- 10 ounces shaped pasta (radiatore or rotini)
- 3⁄4 lb boneless skinless chicken breast, cut into 1/2 inch chunks
- 3⁄4 cup reduced-sodium chicken broth, defatted
- 3⁄4 teaspoon salt
- 1⁄4 cup grated parmesan cheese
- 8 ounces roasted red peppers, drained
- 3⁄4 cup evaporated skim milk
- 1⁄4 teaspoon fresh ground black pepper
- 1 tablespoon olive oil
- 1 garlic clove, minced
- 1⁄4 cup packed fresh basil leaf
- 1 teaspoon cornstarch
Directions See How It's Made
- In a large pot of boiling water, cook pasta until just tender. Drain well.
- Meanwhile, in a large nonstick skillet, heat 2 tsp of oil until hot, but not smoking over medium heat. Add the chicken and cook, stirring until browned, about 5 minutes.
- With a slotted spoon, transfer chicken to a plate.
- Add the remaining 1 tsp oil to the skillet.

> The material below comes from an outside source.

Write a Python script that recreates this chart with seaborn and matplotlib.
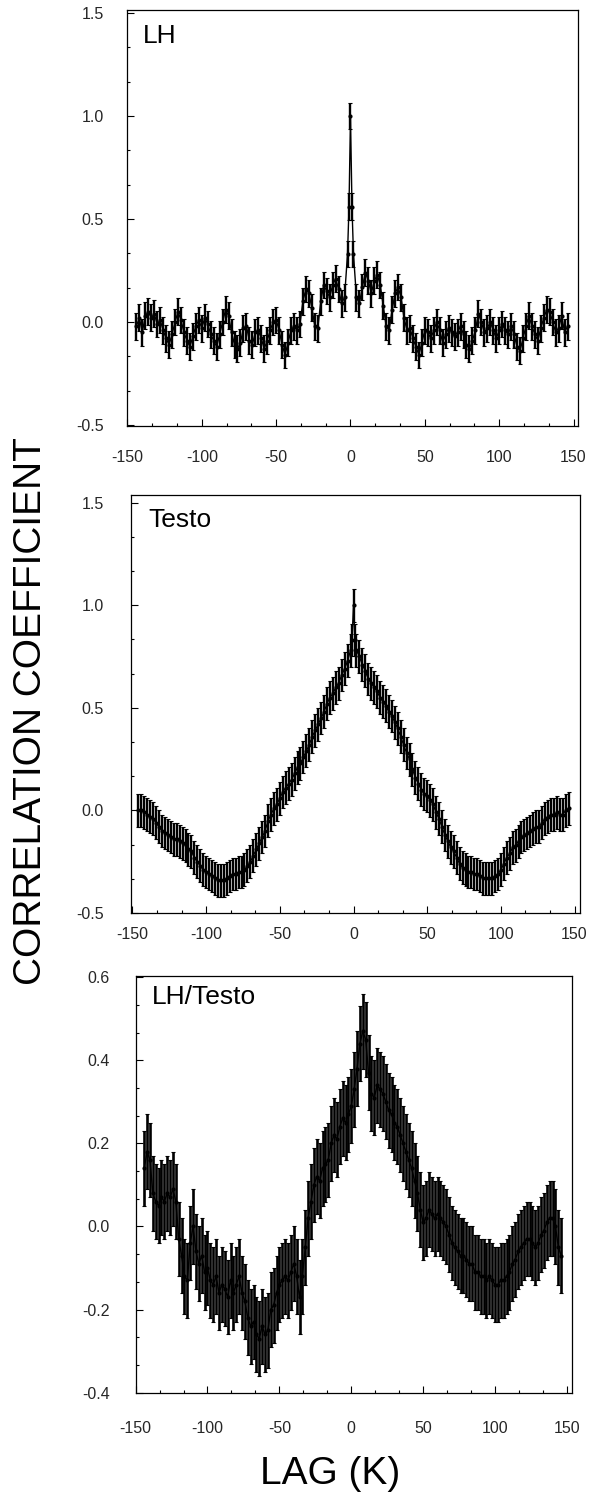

Add the roasted peppers and garlic, and cook, stirring, until the garlic is fragrant, about 1 minute.
- Stir in the broth, 1/2 cup of the evaporated milk, basil, salt, and black pepper and bring to a boil.
- Reduce to a simmer and cook until slightly thickened, about 3 minutes.
- Transfer the mixture to a food processor and process to a smooth puree.
- In a small bowl, combine the remaining 1/4 cup evaporated milk with the cornstarch.
- Return the basil-pepper puree to the skillet along with the chicken and cornstarch mixture.
- Bring to a boil over medium heat and cook, stirring, until the sauce is slightly thickened, about 1 minute.
- Toss the sauce with the hot pasta. Sprinkle parmesan over and serve.